Narrowly averted rail strike another sign of US economic recession

Narrowly averted rail strike another sign of US economic recession

US President Joe Biden announced on Thursday morning (US time) that a tentative deal had been struck to avert a national rail strike that could have brought devastating chaos to the country’s supply chains amid already-high inflation.

However, the intensified social and economic unrest could be seen as another sign that the US economy is hurtling toward a recession.

The reason why the Biden administration pushed so hard for the tentative deal was that the strike’s consequences would be too much for the economy to bear.

If a deal hadn’t been reached by the deadline, about 125,000 railway workers would have gone on strike starting Friday, which would have been the largest of its kind since 1992. According to US media reports, the rail work stoppage would have halted nearly one-third of the country’s cargo shipments, exacerbating supply shortage of raw materials and products and leading to widespread stoppages in the manufacturing sector. And this would have been another disastrous blow for US supply chains that have already encountered various difficulties in recent years.

The risks lingering over the US supply chains also make the Biden administration’s supply chain strategy look laughable. Over the past two years, with the excuse of building the so-called resilient, diverse, and secure supply chains, the Biden administration has been aggressive in roping in allies to build global supply chains that try hard to exclude China on the basis of “shared values.”

In May, Biden announced the launch of the Indo-Pacific Economic Framework (IPEF), which is one of the most typical manifestations of Washington’s attempt to create a small circle of supply chains and industrial chains in the Asia-Pacific region that is “decoupled” from China.

Yet, as the fragility of the US supply chains has been exposed time and again by such incidents as shortages of infant formula and the narrowly averted rail strike, Washington’s geopolitical game looks increasingly farcical.

Indeed, the US economy is already in tatters, with all the problems intertwined like a ball of string. Inflation that hit a four-decade high in June unexpectedly rose in August, partly contributing to discontent among railway workers.
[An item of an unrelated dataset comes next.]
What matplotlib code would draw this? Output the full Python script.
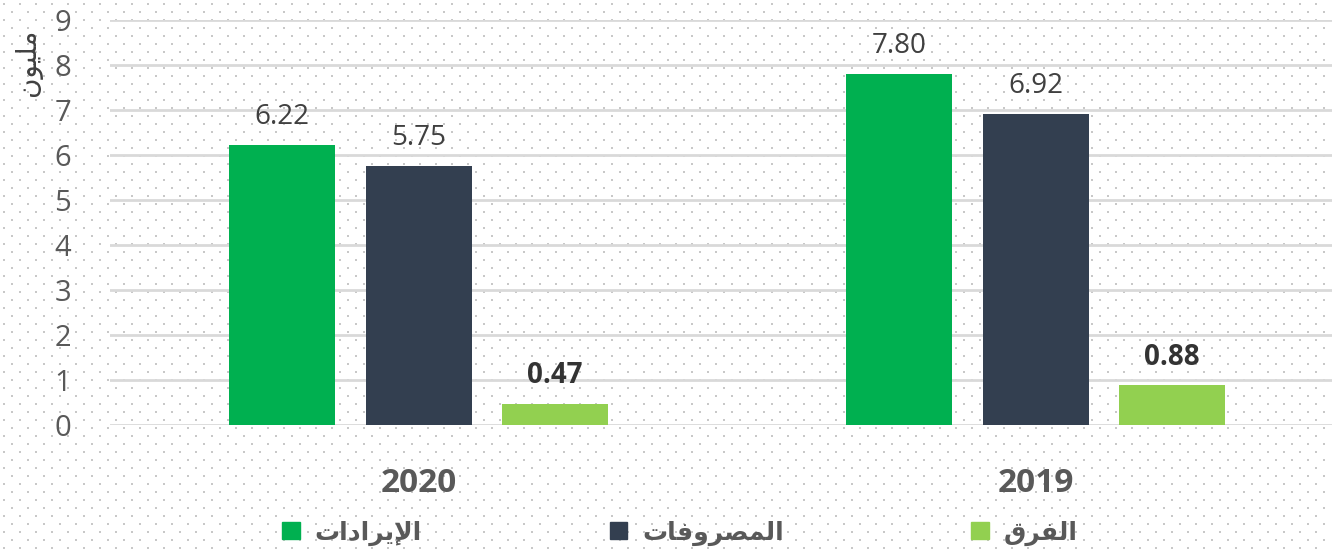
import numpy as np
import matplotlib.pyplot as plt
from matplotlib.patches import Patch

# data
years = ["2020", "2019"]
revenue = [6.22, 7.80]
expenses = [5.75, 6.92]
difference = [0.47, 0.88]

# Arabic labels, written in presentation forms (visual order) since matplotlib has no shaping
label_revenue = "\ufe95\ufe8d\ufea9\ufe8d\ufeae\ufef3\ufef9\ufe8d"      # الإيرادات
label_expenses = "\ufe95\ufe8e\ufed3\ufeed\ufeae\ufebc\ufee4\ufedf\ufe8d"  # المصروفات
label_diff = "\ufed5\ufeae\ufed4\ufedf\ufe8d"                            # الفرق
label_unit = "\ufee5\ufeee\ufef4\ufee0\ufee3"                            # مليون

c_rev = "#00B050"
c_exp = "#333F50"
c_diff = "#92D050"
text_gray = "#595959"

plt.rcParams['font.family'] = ['Open Sans', 'DejaVu Sans']

fig = plt.figure(figsize=(13.32, 5.53), dpi=100)

# dotted background pattern
W, H = 1332, 553
dots = []
for j, yy in enumerate(np.arange(4, H, 8)):
    off = 0 if j % 2 == 0 else 8
    for xx in np.arange(4 + off, W, 16):
        dots.append((xx / W, 1 - yy / H))
dots = np.array(dots)
fig.add_artist(plt.Line2D(dots[:, 0], dots[:, 1], linestyle="none", marker="s",
                          markersize=1.6, markeredgewidth=0, color="#C8C8C8",
                          transform=fig.transFigure, zorder=0))

ax = fig.add_axes([110 / W, 128 / H, 1 - 110 / W, 405 / H])
ax.patch.set_alpha(0)

x = np.arange(len(years))
off = 0.221
w = 0.172
b1 = ax.bar(x - off, revenue, w, color=c_rev, zorder=3)
b2 = ax.bar(x, expenses, w, color=c_exp, zorder=3)
b3 = ax.bar(x + off, difference, w, color=c_diff, zorder=3)

for bars, vals, weight, col in [(b1, revenue, "normal", "#404040"),
                                (b2, expenses, "normal", "#404040"),
                                (b3, difference, "bold", "#333333")]:
    for rect, v in zip(bars, vals):
        ax.annotate(f"{v:.2f}", (rect.get_x() + rect.get_width() / 2, v),
                    xytext=(0, 10), textcoords="offset points",
                    ha="center", va="bottom", fontsize=20, fontweight=weight, color=col)

ax.set_xlim(-0.5, 1.48)
ax.set_ylim(0, 9)
ax.set_yticks(range(0, 10))
ax.tick_params(axis="y", length=0, pad=28, labelsize=21, labelcolor=text_gray)
ax.tick_params(axis="x", length=0)
ax.set_xticks([])
ax.yaxis.grid(True, color="#D9D9D9", linewidth=2, zorder=1)
for s in ax.spines.values():
    s.set_visible(False)

for xi, yr in zip(x, years):
    ax.text(xi, -1.3, yr, ha="center", va="center", fontsize=24, fontweight="bold",
            color=text_gray, transform=ax.transData)

fig.text(28 / W, 1 - 62 / H, label_unit, rotation=90, ha="center", va="center",
         fontsize=20, color="#404040", family="DejaVu Sans")

handles = [Patch(color=c_rev), Patch(color=c_exp), Patch(color=c_diff)]
leg = fig.legend(handles, [label_revenue, label_expenses, label_diff], ncol=3,
                 loc="center", bbox_to_anchor=(680 / W, 1 - 533 / H), frameon=False,
                 prop={"family": "DejaVu Sans", "weight": "bold", "size": 18},
                 handlelength=0.7, handleheight=0.7, handletextpad=0.6, columnspacing=7.5)
for t in leg.get_texts():
    t.set_color(text_gray)

fig.savefig("out.png", dpi=100)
While the rail strike seems to have been averted this time, the US economy will continue to be plagued by inflation. No one knows what inflation-induced problems will await the country next time. The Biden administration’s economic incompetence in taming inflation could already be enough to ruin the Democratic Party in the upcoming midterm elections.

Fundamentally speaking, it is not the first time the US supply chains have been exposed to certain danger, which is actually a reflection of the problems in the US economy. The heavily politicized economic policy is far from addressing domestic economic woes. With mounting signs that the US economy is heading for a recession, social unrest such as strike is bound to intensify, which, to a certain extent, could also light the fuse on a vicious economic cycle.

With the US economic strength in decline, unilateralism is no longer working. The US-dominated systems, like the financial system and the trading system, are now facing serious challenges of fragmentation. For example, the US Federal Reserve’s aggressive policy of raising interest rates amid high inflation seems to have made the dollar the strongest currency against others at the moment. But an undeniable fact is that never in the past few decades have so many countries tried to replace other currencies alternative to the dollar in settlement of energy trade. And the root reason lies in the continuous decline of the US’ own economic strength and the US’ misguided approach of economic “decoupling” in the global supply chains.

There is historical precedent of the collapse of the global financial system as a result of the fall of a dominant power, which may be the greatest danger the world needs to keep vigilant at present.